→ **Task prompt**
The listing below should be printed exactly, every line of it. Skip the pictures.

→ **Data**
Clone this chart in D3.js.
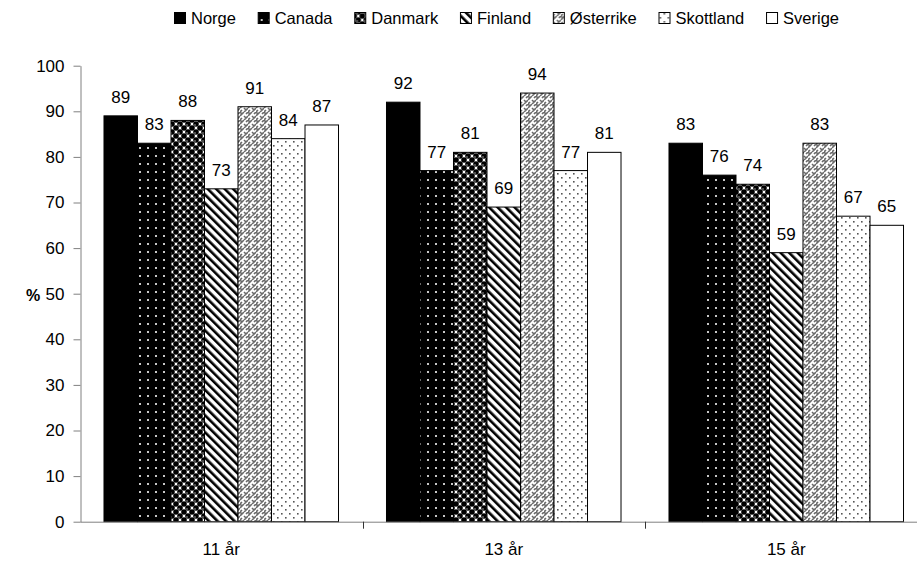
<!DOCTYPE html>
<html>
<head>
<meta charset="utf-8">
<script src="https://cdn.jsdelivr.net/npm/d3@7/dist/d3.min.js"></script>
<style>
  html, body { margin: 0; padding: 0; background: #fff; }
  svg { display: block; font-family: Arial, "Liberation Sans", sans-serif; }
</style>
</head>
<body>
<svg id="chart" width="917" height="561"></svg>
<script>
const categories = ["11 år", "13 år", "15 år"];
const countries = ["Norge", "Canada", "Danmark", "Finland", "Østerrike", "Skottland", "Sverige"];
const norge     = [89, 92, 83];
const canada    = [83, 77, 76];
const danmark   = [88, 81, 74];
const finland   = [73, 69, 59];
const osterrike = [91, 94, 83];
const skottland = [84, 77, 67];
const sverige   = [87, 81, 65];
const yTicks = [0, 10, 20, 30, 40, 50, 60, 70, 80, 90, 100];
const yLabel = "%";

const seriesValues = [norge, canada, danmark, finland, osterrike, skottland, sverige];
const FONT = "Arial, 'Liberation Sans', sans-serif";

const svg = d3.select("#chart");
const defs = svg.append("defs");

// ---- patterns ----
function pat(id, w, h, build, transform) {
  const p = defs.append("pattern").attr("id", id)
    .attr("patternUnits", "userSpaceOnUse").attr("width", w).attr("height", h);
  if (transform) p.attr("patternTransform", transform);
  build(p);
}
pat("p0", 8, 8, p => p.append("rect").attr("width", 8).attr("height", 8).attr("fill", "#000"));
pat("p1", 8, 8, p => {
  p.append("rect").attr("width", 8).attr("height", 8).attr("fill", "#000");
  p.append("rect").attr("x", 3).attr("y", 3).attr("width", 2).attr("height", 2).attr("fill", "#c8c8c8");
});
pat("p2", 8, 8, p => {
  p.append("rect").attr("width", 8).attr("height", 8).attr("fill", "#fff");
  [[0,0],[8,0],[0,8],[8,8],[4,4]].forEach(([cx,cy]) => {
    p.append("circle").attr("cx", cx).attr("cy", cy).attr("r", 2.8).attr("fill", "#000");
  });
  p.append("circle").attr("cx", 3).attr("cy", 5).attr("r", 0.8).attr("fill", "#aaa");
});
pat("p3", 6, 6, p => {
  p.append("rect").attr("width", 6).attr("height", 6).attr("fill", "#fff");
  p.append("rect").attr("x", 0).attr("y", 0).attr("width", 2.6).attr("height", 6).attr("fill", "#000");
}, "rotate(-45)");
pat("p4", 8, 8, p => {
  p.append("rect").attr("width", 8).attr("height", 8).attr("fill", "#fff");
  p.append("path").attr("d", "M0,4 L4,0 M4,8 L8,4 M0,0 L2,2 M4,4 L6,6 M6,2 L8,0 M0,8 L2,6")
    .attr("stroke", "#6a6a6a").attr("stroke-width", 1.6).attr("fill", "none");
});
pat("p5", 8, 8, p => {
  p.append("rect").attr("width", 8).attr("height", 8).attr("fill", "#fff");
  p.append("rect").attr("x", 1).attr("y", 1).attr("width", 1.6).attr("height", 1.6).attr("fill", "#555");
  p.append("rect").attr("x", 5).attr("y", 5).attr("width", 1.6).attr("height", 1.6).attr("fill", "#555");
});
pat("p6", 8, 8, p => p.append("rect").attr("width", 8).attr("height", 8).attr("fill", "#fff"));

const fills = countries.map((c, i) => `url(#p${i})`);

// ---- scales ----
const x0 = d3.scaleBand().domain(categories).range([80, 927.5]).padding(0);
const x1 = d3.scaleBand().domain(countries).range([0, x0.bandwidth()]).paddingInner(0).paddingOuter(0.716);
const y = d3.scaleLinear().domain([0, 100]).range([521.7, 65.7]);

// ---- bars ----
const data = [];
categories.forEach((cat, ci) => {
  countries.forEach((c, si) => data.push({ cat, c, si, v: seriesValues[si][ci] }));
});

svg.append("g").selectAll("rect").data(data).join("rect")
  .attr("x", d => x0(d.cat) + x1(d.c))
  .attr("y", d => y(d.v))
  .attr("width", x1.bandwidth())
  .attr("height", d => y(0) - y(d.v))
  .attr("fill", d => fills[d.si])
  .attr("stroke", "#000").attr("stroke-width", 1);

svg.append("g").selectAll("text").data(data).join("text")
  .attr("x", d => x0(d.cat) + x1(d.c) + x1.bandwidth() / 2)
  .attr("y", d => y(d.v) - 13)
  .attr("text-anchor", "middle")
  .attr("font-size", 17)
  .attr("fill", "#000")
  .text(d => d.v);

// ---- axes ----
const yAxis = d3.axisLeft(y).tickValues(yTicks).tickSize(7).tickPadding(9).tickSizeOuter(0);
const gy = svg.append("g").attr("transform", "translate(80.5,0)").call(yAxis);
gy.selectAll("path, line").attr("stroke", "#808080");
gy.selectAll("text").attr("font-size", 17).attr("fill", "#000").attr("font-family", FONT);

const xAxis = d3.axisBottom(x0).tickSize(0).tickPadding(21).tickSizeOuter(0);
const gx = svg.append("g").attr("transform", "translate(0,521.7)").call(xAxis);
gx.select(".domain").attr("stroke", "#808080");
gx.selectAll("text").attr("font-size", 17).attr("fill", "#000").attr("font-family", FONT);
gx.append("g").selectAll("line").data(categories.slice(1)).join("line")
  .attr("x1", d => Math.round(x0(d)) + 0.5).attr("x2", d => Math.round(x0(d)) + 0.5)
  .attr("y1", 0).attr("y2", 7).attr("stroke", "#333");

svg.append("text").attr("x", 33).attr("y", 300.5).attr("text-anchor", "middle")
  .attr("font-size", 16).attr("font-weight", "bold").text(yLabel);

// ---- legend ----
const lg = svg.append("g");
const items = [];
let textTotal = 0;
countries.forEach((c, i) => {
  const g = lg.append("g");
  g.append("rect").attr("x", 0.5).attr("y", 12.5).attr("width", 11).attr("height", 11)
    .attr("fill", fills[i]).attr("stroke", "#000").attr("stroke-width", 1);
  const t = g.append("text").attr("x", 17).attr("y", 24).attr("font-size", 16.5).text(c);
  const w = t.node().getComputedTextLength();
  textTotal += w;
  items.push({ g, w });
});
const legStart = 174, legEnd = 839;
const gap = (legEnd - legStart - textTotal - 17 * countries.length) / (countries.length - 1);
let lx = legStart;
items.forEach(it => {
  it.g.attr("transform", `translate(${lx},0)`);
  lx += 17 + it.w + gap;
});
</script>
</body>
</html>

→ **Result**
Clone this chart in D3.js.
<!DOCTYPE html>
<html>
<head>
<meta charset="utf-8">
<script src="https://cdn.jsdelivr.net/npm/d3@7/dist/d3.min.js"></script>
<style>
  html, body { margin: 0; padding: 0; background: #fff; }
  svg { display: block; font-family: Arial, "Liberation Sans", sans-serif; }
</style>
</head>
<body>
<svg id="chart" width="917" height="561"></svg>
<script>
const categories = ["11 år", "13 år", "15 år"];
const countries = ["Norge", "Canada", "Danmark", "Finland", "Østerrike", "Skottland", "Sverige"];
const norge     = [89, 92, 83];
const canada    = [83, 77, 76];
const danmark   = [88, 81, 74];
const finland   = [73, 69, 59];
const osterrike = [91, 94, 83];
const skottland = [84, 77, 67];
const sverige   = [87, 81, 65];
const yTicks = [0, 10, 20, 30, 40, 50, 60, 70, 80, 90, 100];
const yLabel = "%";

const seriesValues = [norge, canada, danmark, finland, osterrike, skottland, sverige];
const FONT = "Arial, 'Liberation Sans', sans-serif";

const svg = d3.select("#chart");
const defs = svg.append("defs");

// ---- patterns ----
function pat(id, w, h, build, transform) {
  const p = defs.append("pattern").attr("id", id)
    .attr("patternUnits", "userSpaceOnUse").attr("width", w).attr("height", h);
  if (transform) p.attr("patternTransform", transform);
  build(p);
}
pat("p0", 8, 8, p => p.append("rect").attr("width", 8).attr("height", 8).attr("fill", "#000"));
pat("p1", 8, 8, p => {
  p.append("rect").attr("width", 8).attr("height", 8).attr("fill", "#000");
  p.append("rect").attr("x", 3).attr("y", 3).attr("width", 2).attr("height", 2).attr("fill", "#c8c8c8");
});
pat("p2", 8, 8, p => {
  p.append("rect").attr("width", 8).attr("height", 8).attr("fill", "#fff");
  [[0,0],[8,0],[0,8],[8,8],[4,4]].forEach(([cx,cy]) => {
    p.append("circle").attr("cx", cx).attr("cy", cy).attr("r", 2.8).attr("fill", "#000");
  });
  p.append("circle").attr("cx", 3).attr("cy", 5).attr("r", 0.8).attr("fill", "#aaa");
});
pat("p3", 6, 6, p => {
  p.append("rect").attr("width", 6).attr("height", 6).attr("fill", "#fff");
  p.append("rect").attr("x", 0).attr("y", 0).attr("width", 2.6).attr("height", 6).attr("fill", "#000");
}, "rotate(-45)");
pat("p4", 8, 8, p => {
  p.append("rect").attr("width", 8).attr("height", 8).attr("fill", "#fff");
  p.append("path").attr("d", "M0,4 L4,0 M4,8 L8,4 M0,0 L2,2 M4,4 L6,6 M6,2 L8,0 M0,8 L2,6")
    .attr("stroke", "#6a6a6a").attr("stroke-width", 1.6).attr("fill", "none");
});
pat("p5", 8, 8, p => {
  p.append("rect").attr("width", 8).attr("height", 8).attr("fill", "#fff");
  p.append("rect").attr("x", 1).attr("y", 1).attr("width", 1.6).attr("height", 1.6).attr("fill", "#555");
  p.append("rect").attr("x", 5).attr("y", 5).attr("width", 1.6).attr("height", 1.6).attr("fill", "#555");
});
pat("p6", 8, 8, p => p.append("rect").attr("width", 8).attr("height", 8).attr("fill", "#fff"));

const fills = countries.map((c, i) => `url(#p${i})`);

// ---- scales ----
const x0 = d3.scaleBand().domain(categories).range([80, 927.5]).padding(0);
const x1 = d3.scaleBand().domain(countries).range([0, x0.bandwidth()]).paddingInner(0).paddingOuter(0.716);
const y = d3.scaleLinear().domain([0, 100]).range([521.7, 65.7]);

// ---- bars ----
const data = [];
categories.forEach((cat, ci) => {
  countries.forEach((c, si) => data.push({ cat, c, si, v: seriesValues[si][ci] }));
});

svg.append("g").selectAll("rect").data(data).join("rect")
  .attr("x", d => x0(d.cat) + x1(d.c))
  .attr("y", d => y(d.v))
  .attr("width", x1.bandwidth())
  .attr("height", d => y(0) - y(d.v))
  .attr("fill", d => fills[d.si])
  .attr("stroke", "#000").attr("stroke-width", 1);

svg.append("g").selectAll("text").data(data).join("text")
  .attr("x", d => x0(d.cat) + x1(d.c) + x1.bandwidth() / 2)
  .attr("y", d => y(d.v) - 13)
  .attr("text-anchor", "middle")
  .attr("font-size", 17)
  .attr("fill", "#000")
  .text(d => d.v);

// ---- axes ----
const yAxis = d3.axisLeft(y).tickValues(yTicks).tickSize(7).tickPadding(9).tickSizeOuter(0);
const gy = svg.append("g").attr("transform", "translate(80.5,0)").call(yAxis);
gy.selectAll("path, line").attr("stroke", "#808080");
gy.selectAll("text").attr("font-size", 17).attr("fill", "#000").attr("font-family", FONT);

const xAxis = d3.axisBottom(x0).tickSize(0).tickPadding(21).tickSizeOuter(0);
const gx = svg.append("g").attr("transform", "translate(0,521.7)").call(xAxis);
gx.select(".domain").attr("stroke", "#808080");
gx.selectAll("text").attr("font-size", 17).attr("fill", "#000").attr("font-family", FONT);
gx.append("g").selectAll("line").data(categories.slice(1)).join("line")
  .attr("x1", d => Math.round(x0(d)) + 0.5).attr("x2", d => Math.round(x0(d)) + 0.5)
  .attr("y1", 0).attr("y2", 7).attr("stroke", "#333");

svg.append("text").attr("x", 33).attr("y", 300.5).attr("text-anchor", "middle")
  .attr("font-size", 16).attr("font-weight", "bold").text(yLabel);

// ---- legend ----
const lg = svg.append("g");
const items = [];
let textTotal = 0;
countries.forEach((c, i) => {
  const g = lg.append("g");
  g.append("rect").attr("x", 0.5).attr("y", 12.5).attr("width", 11).attr("height", 11)
    .attr("fill", fills[i]).attr("stroke", "#000").attr("stroke-width", 1);
  const t = g.append("text").attr("x", 17).attr("y", 24).attr("font-size", 16.5).text(c);
  const w = t.node().getComputedTextLength();
  textTotal += w;
  items.push({ g, w });
});
const legStart = 174, legEnd = 839;
const gap = (legEnd - legStart - textTotal - 17 * countries.length) / (countries.length - 1);
let lx = legStart;
items.forEach(it => {
  it.g.attr("transform", `translate(${lx},0)`);
  lx += 17 + it.w + gap;
});
</script>
</body>
</html>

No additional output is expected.